▶ **WORK REQUIRED**
Reproduce the listing word for word. Skip any image.

▶ **GIVEN DATA**
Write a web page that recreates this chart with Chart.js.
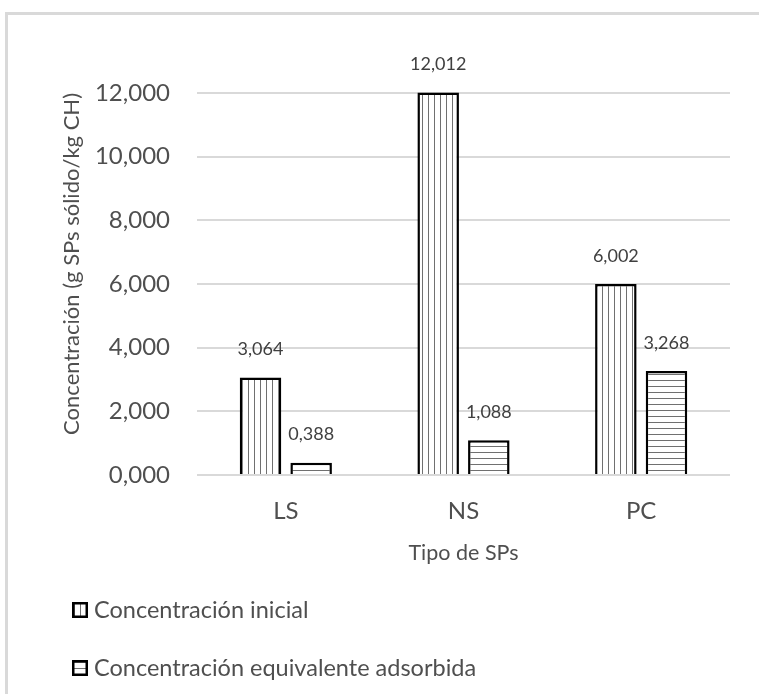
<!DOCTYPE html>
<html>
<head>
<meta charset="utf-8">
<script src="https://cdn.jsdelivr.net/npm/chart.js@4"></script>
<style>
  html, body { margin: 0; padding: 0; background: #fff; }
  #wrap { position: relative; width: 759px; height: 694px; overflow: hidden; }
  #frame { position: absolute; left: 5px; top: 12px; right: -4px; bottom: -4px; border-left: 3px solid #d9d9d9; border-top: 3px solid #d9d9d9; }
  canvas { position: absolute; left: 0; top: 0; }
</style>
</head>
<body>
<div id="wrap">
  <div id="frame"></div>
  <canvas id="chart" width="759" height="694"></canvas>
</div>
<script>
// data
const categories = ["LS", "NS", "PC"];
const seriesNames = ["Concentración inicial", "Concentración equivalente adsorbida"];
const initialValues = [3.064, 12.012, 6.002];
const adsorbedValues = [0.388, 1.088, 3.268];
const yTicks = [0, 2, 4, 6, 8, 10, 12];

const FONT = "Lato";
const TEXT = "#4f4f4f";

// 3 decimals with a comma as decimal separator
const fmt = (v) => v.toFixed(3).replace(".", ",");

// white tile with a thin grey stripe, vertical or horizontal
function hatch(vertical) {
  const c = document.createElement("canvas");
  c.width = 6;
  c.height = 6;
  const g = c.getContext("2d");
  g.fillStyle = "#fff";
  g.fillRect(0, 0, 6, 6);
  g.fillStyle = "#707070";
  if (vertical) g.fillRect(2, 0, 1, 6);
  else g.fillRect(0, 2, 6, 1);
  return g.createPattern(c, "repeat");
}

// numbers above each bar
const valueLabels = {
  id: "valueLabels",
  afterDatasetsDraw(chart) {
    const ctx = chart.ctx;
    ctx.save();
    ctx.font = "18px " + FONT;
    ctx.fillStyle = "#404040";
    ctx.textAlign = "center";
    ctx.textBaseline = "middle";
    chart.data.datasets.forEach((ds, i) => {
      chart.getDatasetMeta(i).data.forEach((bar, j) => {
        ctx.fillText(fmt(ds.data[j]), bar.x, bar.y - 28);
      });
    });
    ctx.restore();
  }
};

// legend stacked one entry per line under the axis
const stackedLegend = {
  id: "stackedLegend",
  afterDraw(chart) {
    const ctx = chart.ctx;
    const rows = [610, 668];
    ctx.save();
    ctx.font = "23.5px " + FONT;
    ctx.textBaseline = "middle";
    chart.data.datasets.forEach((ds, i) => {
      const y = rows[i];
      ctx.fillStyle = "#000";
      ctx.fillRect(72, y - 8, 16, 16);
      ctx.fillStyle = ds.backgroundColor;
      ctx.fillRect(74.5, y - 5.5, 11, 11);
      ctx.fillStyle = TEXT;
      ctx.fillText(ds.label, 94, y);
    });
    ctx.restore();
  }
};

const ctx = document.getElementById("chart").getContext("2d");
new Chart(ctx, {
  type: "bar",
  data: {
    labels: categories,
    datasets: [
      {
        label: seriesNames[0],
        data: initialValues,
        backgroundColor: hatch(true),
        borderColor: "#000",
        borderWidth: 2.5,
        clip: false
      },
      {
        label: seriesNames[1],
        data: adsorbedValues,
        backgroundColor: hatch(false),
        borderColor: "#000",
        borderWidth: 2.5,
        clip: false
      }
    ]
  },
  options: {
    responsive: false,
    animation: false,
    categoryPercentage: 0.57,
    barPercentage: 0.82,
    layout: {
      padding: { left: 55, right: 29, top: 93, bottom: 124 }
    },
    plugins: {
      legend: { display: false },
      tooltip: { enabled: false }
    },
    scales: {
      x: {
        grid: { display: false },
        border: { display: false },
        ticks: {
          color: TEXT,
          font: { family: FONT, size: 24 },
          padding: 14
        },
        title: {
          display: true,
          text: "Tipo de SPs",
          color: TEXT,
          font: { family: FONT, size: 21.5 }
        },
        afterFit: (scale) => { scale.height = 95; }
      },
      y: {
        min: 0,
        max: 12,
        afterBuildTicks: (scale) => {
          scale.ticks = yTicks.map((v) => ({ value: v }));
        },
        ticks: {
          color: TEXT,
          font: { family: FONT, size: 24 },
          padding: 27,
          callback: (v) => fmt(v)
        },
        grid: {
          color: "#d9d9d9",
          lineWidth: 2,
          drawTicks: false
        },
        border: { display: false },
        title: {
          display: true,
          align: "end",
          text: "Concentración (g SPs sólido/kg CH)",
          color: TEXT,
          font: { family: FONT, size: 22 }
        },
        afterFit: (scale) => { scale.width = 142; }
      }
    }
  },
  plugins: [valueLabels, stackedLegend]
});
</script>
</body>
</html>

▶ **REPLY**
Write a web page that recreates this chart with Chart.js.
<!DOCTYPE html>
<html>
<head>
<meta charset="utf-8">
<script src="https://cdn.jsdelivr.net/npm/chart.js@4"></script>
<style>
  html, body { margin: 0; padding: 0; background: #fff; }
  #wrap { position: relative; width: 759px; height: 694px; overflow: hidden; }
  #frame { position: absolute; left: 5px; top: 12px; right: -4px; bottom: -4px; border-left: 3px solid #d9d9d9; border-top: 3px solid #d9d9d9; }
  canvas { position: absolute; left: 0; top: 0; }
</style>
</head>
<body>
<div id="wrap">
  <div id="frame"></div>
  <canvas id="chart" width="759" height="694"></canvas>
</div>
<script>
// data
const categories = ["LS", "NS", "PC"];
const seriesNames = ["Concentración inicial", "Concentración equivalente adsorbida"];
const initialValues = [3.064, 12.012, 6.002];
const adsorbedValues = [0.388, 1.088, 3.268];
const yTicks = [0, 2, 4, 6, 8, 10, 12];

const FONT = "Lato";
const TEXT = "#4f4f4f";

// 3 decimals with a comma as decimal separator
const fmt = (v) => v.toFixed(3).replace(".", ",");

// white tile with a thin grey stripe, vertical or horizontal
function hatch(vertical) {
  const c = document.createElement("canvas");
  c.width = 6;
  c.height = 6;
  const g = c.getContext("2d");
  g.fillStyle = "#fff";
  g.fillRect(0, 0, 6, 6);
  g.fillStyle = "#707070";
  if (vertical) g.fillRect(2, 0, 1, 6);
  else g.fillRect(0, 2, 6, 1);
  return g.createPattern(c, "repeat");
}

// numbers above each bar
const valueLabels = {
  id: "valueLabels",
  afterDatasetsDraw(chart) {
    const ctx = chart.ctx;
    ctx.save();
    ctx.font = "18px " + FONT;
    ctx.fillStyle = "#404040";
    ctx.textAlign = "center";
    ctx.textBaseline = "middle";
    chart.data.datasets.forEach((ds, i) => {
      chart.getDatasetMeta(i).data.forEach((bar, j) => {
        ctx.fillText(fmt(ds.data[j]), bar.x, bar.y - 28);
      });
    });
    ctx.restore();
  }
};

// legend stacked one entry per line under the axis
const stackedLegend = {
  id: "stackedLegend",
  afterDraw(chart) {
    const ctx = chart.ctx;
    const rows = [610, 668];
    ctx.save();
    ctx.font = "23.5px " + FONT;
    ctx.textBaseline = "middle";
    chart.data.datasets.forEach((ds, i) => {
      const y = rows[i];
      ctx.fillStyle = "#000";
      ctx.fillRect(72, y - 8, 16, 16);
      ctx.fillStyle = ds.backgroundColor;
      ctx.fillRect(74.5, y - 5.5, 11, 11);
      ctx.fillStyle = TEXT;
      ctx.fillText(ds.label, 94, y);
    });
    ctx.restore();
  }
};

const ctx = document.getElementById("chart").getContext("2d");
new Chart(ctx, {
  type: "bar",
  data: {
    labels: categories,
    datasets: [
      {
        label: seriesNames[0],
        data: initialValues,
        backgroundColor: hatch(true),
        borderColor: "#000",
        borderWidth: 2.5,
        clip: false
      },
      {
        label: seriesNames[1],
        data: adsorbedValues,
        backgroundColor: hatch(false),
        borderColor: "#000",
        borderWidth: 2.5,
        clip: false
      }
    ]
  },
  options: {
    responsive: false,
    animation: false,
    categoryPercentage: 0.57,
    barPercentage: 0.82,
    layout: {
      padding: { left: 55, right: 29, top: 93, bottom: 124 }
    },
    plugins: {
      legend: { display: false },
      tooltip: { enabled: false }
    },
    scales: {
      x: {
        grid: { display: false },
        border: { display: false },
        ticks: {
          color: TEXT,
          font: { family: FONT, size: 24 },
          padding: 14
        },
        title: {
          display: true,
          text: "Tipo de SPs",
          color: TEXT,
          font: { family: FONT, size: 21.5 }
        },
        afterFit: (scale) => { scale.height = 95; }
      },
      y: {
        min: 0,
        max: 12,
        afterBuildTicks: (scale) => {
          scale.ticks = yTicks.map((v) => ({ value: v }));
        },
        ticks: {
          color: TEXT,
          font: { family: FONT, size: 24 },
          padding: 27,
          callback: (v) => fmt(v)
        },
        grid: {
          color: "#d9d9d9",
          lineWidth: 2,
          drawTicks: false
        },
        border: { display: false },
        title: {
          display: true,
          align: "end",
          text: "Concentración (g SPs sólido/kg CH)",
          color: TEXT,
          font: { family: FONT, size: 22 }
        },
        afterFit: (scale) => { scale.width = 142; }
      }
    }
  },
  plugins: [valueLabels, stackedLegend]
});
</script>
</body>
</html>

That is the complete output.